* Sees 2011 capex of $4 billion to $4.5 billion
* Production growth in the single digits expected
* Weak gas prices can’t sustain previous spending levels (Adds quote, details. In U.S. dollars unless noted)
SAN FRANCISCO, Jan 5 (Reuters) - Encana Corp (ECA.TO), North America’s second-largest natural gas producer, will spend less money on operations in 2011 as prices for the fuel remain weak, the head of the company’s U.S. operations said on Wednesday.
Jeff Wojahn, president of the company’s USA Division, told a conference in San Francisco he expects a range of $4 billion to $4.5 billion when Encana releases details of its capital spending budget in about three weeks.
Production growth for the year will likely be in the single digit percentage range, Wojahn said.
In October, Calgary-based Encana cut its 2010 budget by $200 million to $4.8 billion and warned 2011 could be a leaner year if gas prices stay weak.

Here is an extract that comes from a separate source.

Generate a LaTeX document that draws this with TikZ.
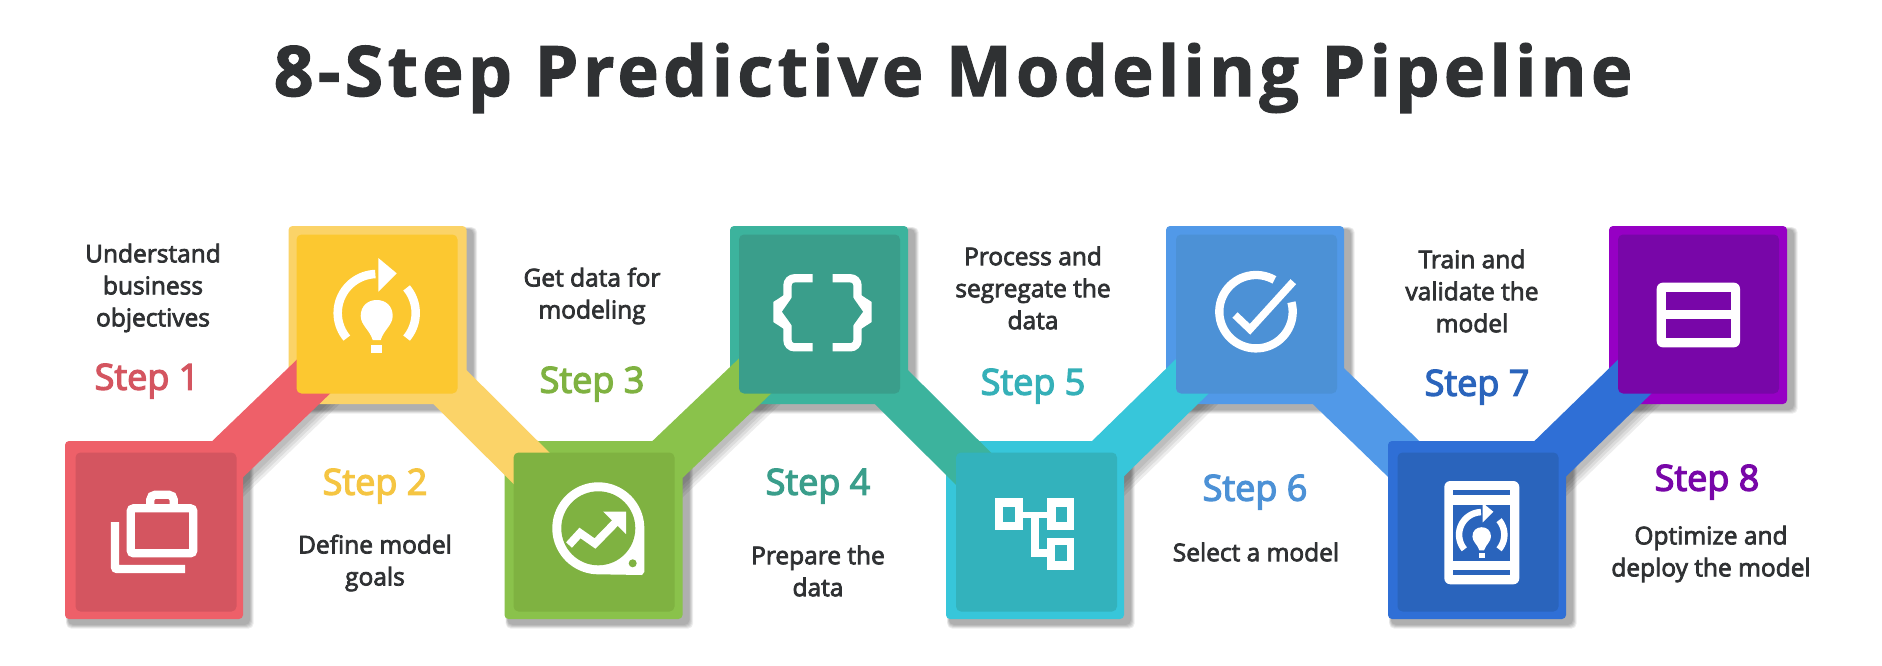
\documentclass[tikz,border=0pt]{standalone}
\usepackage{fontspec}
\setmainfont{Open Sans}
\newfontfamily\semif[FakeBold=3]{Open Sans}
\newfontfamily\stepf[FakeBold=3.5]{Open Sans}
\newfontfamily\titlef[LetterSpace=6.1,BoldFeatures={FakeBold=1.5}]{Open Sans}
\definecolor{oA}{HTML}{EE6069}\definecolor{iA}{HTML}{D45560}
\definecolor{oB}{HTML}{FBD368}\definecolor{iB}{HTML}{FCC830}
\definecolor{oC}{HTML}{8AC24B}\definecolor{iC}{HTML}{7FB241}
\definecolor{oD}{HTML}{3CB39D}\definecolor{iD}{HTML}{3A9E8B}
\definecolor{oE}{HTML}{37C6DA}\definecolor{iE}{HTML}{33B2BC}
\definecolor{oF}{HTML}{5199E8}\definecolor{iF}{HTML}{4C91D6}
\definecolor{oG}{HTML}{2F6FD6}\definecolor{iG}{HTML}{2A64BC}
\definecolor{oH}{HTML}{9600C4}\definecolor{iH}{HTML}{7806A8}
\definecolor{ink}{HTML}{2F3133}
\definecolor{stepB}{HTML}{F5C542}
\definecolor{stepE}{HTML}{35B0B8}
\pgfdeclarelayer{shadowlayer}\pgfdeclarelayer{lowband}\pgfdeclarelayer{bandlayer}\pgfdeclarelayer{innerlayer}\pgfdeclarelayer{iconlayer}
\pgfsetlayers{shadowlayer,lowband,main,bandlayer,innerlayer,iconlayer}
\tikzset{
  outerbox/.style={minimum width=178pt,minimum height=178pt,inner sep=0pt,rounded corners=4pt,fill=#1},
  innerbox/.style={minimum width=161pt,minimum height=159pt,inner sep=0pt,rounded corners=5pt,fill=#1},
  band/.style={line width=47.5pt,draw=#1},
  bandshadow/.style={line width=47.5pt,draw=black,opacity=0.07},
  steplabel/.style={font=\stepf\fontsize{36}{36}\selectfont,text=#1,inner sep=0pt},
  desc/.style={font=\semif\fontsize{24.5}{32}\selectfont,text=ink,align=center,inner sep=0pt},
  iconline/.style={draw=white,line width=8.3pt},
}
\newcommand\boxshadow[1]{%
  \foreach \k in {0,1.5,3,4.5,6}{%
    \fill[black,opacity=0.07,rounded corners=5pt]
      ([shift={(-89+3,-89+3)}]#1) ++(-\k*0.3,-\k*0.3) rectangle ++(178+4+\k*0.9,178+3+\k*0.9);
  }}
\newcommand\bulbicon[4]{%
  \begin{scope}[shift={(#1,#2)},scale=#3]
    \draw[white,line width=#4] plot[domain=220:92,samples=30] ({39*cos(\x)},{3-39*sin(\x)});
    \draw[white,line width=#4] plot[domain=-40:40,samples=20] ({39*cos(\x)},{3-39*sin(\x)});
    \fill[white] (1.6,-52) -- (20,-36.7) -- (1.6,-18.3) -- cycle;
    \fill[white] (-16,6) .. controls (-16,-4) and (-9,-10) .. (0,-10) .. controls (9,-10) and (16,-4) .. (16,6) .. controls (16,15) and (7,20) .. (4,30) -- (-4,30) .. controls (-7,20) and (-16,15) .. (-16,6) -- cycle;
    \fill[white] (-5.5,35) rectangle (5.5,43);
  \end{scope}}
\begin{document}
\begin{tikzpicture}[x=1pt,y=-1pt]
\useasboundingbox (0,0) rectangle (1882,666);
\begin{pgfonlayer}{shadowlayer}
  \fill[white] (0,0) rectangle (1882,666);
\end{pgfonlayer}

\node[font=\titlef\bfseries\fontsize{70}{70}\selectfont,text=ink,inner sep=0pt] (title) at (953,78) {8-Step Predictive Modeling Pipeline};

% outer boxes
\node[outerbox=oA] (s1) at (154,530) {};
\node[outerbox=oB] (s2) at (377.5,315) {};
\node[outerbox=oC] (s3) at (593.5,530) {};
\node[outerbox=oD] (s4) at (819,315) {};
\node[outerbox=oE] (s5) at (1035,530) {};
\node[outerbox=oF] (s6) at (1255,315) {};
\node[outerbox=oG] (s7) at (1477,530) {};
\node[outerbox=oH] (s8) at (1698,315) {};

\begin{pgfonlayer}{shadowlayer}
  \foreach \n in {s1,s2,s3,s4,s5,s6,s7,s8}{\boxshadow{\n.center}}
  \foreach \a/\b in {s1/s2,s3/s4,s5/s6,s7/s8}{
    \foreach \d in {4,6,8,10}{
      \draw[bandshadow] ([shift={(\d,\d)}]\a.center) -- ([shift={(\d,\d)}]\b.center);
    }
  }
\end{pgfonlayer}

% connector bands
\begin{pgfonlayer}{lowband}
  \draw[band=oF] (s6.center) -- (s7.center);
\end{pgfonlayer}
\begin{pgfonlayer}{bandlayer}
  \draw[band=oA] (s1.center) -- (s2.center);
  \draw[band=oB] (s2.center) -- (s3.center);
  \draw[band=oC] (s3.center) -- (s4.center);
  \draw[band=oD] (s4.center) -- (s5.center);
  \draw[band=oE] (s5.center) -- (s6.center);
  \draw[band=oG] (s7.center) -- (s8.center);
\end{pgfonlayer}

% inner boxes
\begin{pgfonlayer}{innerlayer}
  \node[innerbox=iA] (n1) at (156,532) {};
  \node[innerbox=iB] (n2) at (377,314) {};
  \node[innerbox=iC] (n3) at (594,532) {};
  \node[innerbox=iD] (n4) at (819.5,314) {};
  \node[innerbox=iE] (n5) at (1036.5,532) {};
  \node[innerbox=iF] (n6) at (1256.5,314) {};
  \node[innerbox=iG] (n7) at (1478,532) {};
  \node[innerbox=iH] (n8) at (1698.5,314) {};
\end{pgfonlayer}

% icons
\begin{pgfonlayer}{iconlayer}
  % briefcase
  \draw[iconline,rounded corners=3pt] (130.7,508.3) rectangle (193.3,553.3);
  \draw[iconline,rounded corners=5pt] (150.3,508.3) -- (150.3,494.7) -- (173.7,494.7) -- (173.7,508.3);
  \draw[iconline,rounded corners=2pt] (115,522) -- (115,569) -- (185,569);
  % bulb
  \bulbicon{376.7}{310}{1}{8.5pt}
  % chart
  \fill[white] plot[domain=0:270,samples=90] ({598.3+46*cos(\x)},{528.3-46*sin(\x)}) -- (642,575) -- (644.3,572) -- cycle;
  \fill[iC] (598.3,528.3) circle[radius=37];
  \fill[iC] (632.7,563.3) circle[radius=4];
  \draw[white,line width=8pt,line join=miter] (569,545) -- (580,533) -- (595,543.5) -- (616,522);
  \fill[white] (603,511.5) -- (626,511.5) -- (626,534) -- cycle;
  % braces
  \draw[iconline,rounded corners=7pt] (812.7,278.3) -- (787.5,278.3) -- (787.5,311.7);
  \draw[iconline,rounded corners=7pt] (787.5,311.7) -- (787.5,347.3) -- (812.7,347.3);
  \fill[white] (773.3,302) -- (773.3,322) -- (784,329) -- (790,329) -- (790,295) -- (784,295) -- cycle;
  \fill[iD] (793,296) -- (782,311.7) -- (793,327) -- cycle;
  \draw[iconline,rounded corners=7pt] (832.7,278.3) -- (857.5,278.3) -- (857.5,311.7);
  \draw[iconline,rounded corners=7pt] (857.5,311.7) -- (857.5,347.3) -- (832.7,347.3);
  \fill[white] (871.7,302) -- (871.7,322) -- (861,329) -- (855,329) -- (855,295) -- (861,295) -- cycle;
  \fill[iD] (852,296) -- (863,311.7) -- (852,327) -- cycle;
  % flow
  \fill[white] (995,498.3) rectangle (1022.7,530);
  \fill[white] (1047.3,498.3) rectangle (1074.3,530);
  \fill[white] (1047.3,538.3) rectangle (1074.3,570);
  \fill[iE] (1003.3,506.7) rectangle (1015,521.7);
  \fill[iE] (1056,506.7) rectangle (1066.7,521.7);
  \fill[iE] (1055,545) rectangle (1066.7,560.7);
  \draw[white,line width=6pt] (1022,515) -- (1048,515);
  \draw[white,line width=8pt] (1035,515) -- (1035,553) -- (1048,553);
  % check
  \draw[iconline] plot[domain=60:375,samples=60] ({1256+36.7*cos(\x)},{311.7-36.7*sin(\x)});
  \draw[white,line width=7.5pt] (1235,315) -- (1250,329.3) -- (1293.3,281.7);
  % tablet
  \fill[white,rounded corners=6pt] (1444.3,481) rectangle (1519.3,584.3);
  \fill[iG] (1453.3,490) rectangle (1510,495.3);
  \fill[iG] (1453.3,505) rectangle (1510,560.7);
  \fill[iG] (1453.3,570) rectangle (1510,575.3);
  \bulbicon{1481.7}{533}{0.58}{6.5pt}
  % panels
  \fill[white,rounded corners=6pt] (1656.7,282.7) rectangle (1740,347.3);
  \fill[iH] (1666,292) rectangle (1730.7,310);
  \fill[iH] (1666,319.3) rectangle (1730.7,338);
\end{pgfonlayer}

% step labels
\node[steplabel=iA] (st1) at (147,381) {Step 1};
\node[steplabel=stepB] (st2) at (375,486) {Step 2};
\node[steplabel=iC] (st3) at (592,384) {Step 3};
\node[steplabel=iD] (st4) at (818,486) {Step 4};
\node[steplabel=stepE] (st5) at (1033,386) {Step 5};
\node[steplabel=iF] (st6) at (1255,492) {Step 6};
\node[steplabel=iG] (st7) at (1477,387) {Step 7};
\node[steplabel=iH] (st8) at (1707,482) {Step 8};

% descriptions
\node[desc] (d1) at (153,288) {Understand\\business\\objectives};
\node[desc] (d2) at (375,563) {Define model\\goals};
\node[desc] (d3) at (592,296) {Get data for\\modeling};
\node[desc] (d4) at (818,571) {Prepare the\\data};
\node[desc] (d5) at (1033,288) {Process and\\segregate the\\data};
\node[desc] (d6) at (1256,552) {Select a model};
\node[desc] (d7) at (1472,291) {Train and\\validate the\\model};
\node[desc] (d8) at (1711,554) {Optimize and\\deploy the model};
\end{tikzpicture}
\end{document}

The company is known for its unconventional gas plays in British Columbia, the U.S. Rockies, Texas and Louisiana.
“We haven’t announced it yet, but $4-$4.5 billion is a good range,” Wojahn said of 2011 capital spending.
Encana shares were pressured late last year as Chief Executive Randy Eresman warned that the stated goal of spending about $6 billion a year for annual production growth of 14 percent would not be sustainable with natural gas prices hovering around $4 per million British thermal units.
Gas settled down 19.6 cents at $4.55 per mmBtu on the New York Mercantile Exchange on Wednesday.
Encana shares fell 17 Canadian cents to $29.14 on the Toronto Stock Exchange. They are down 19 percent in the past year.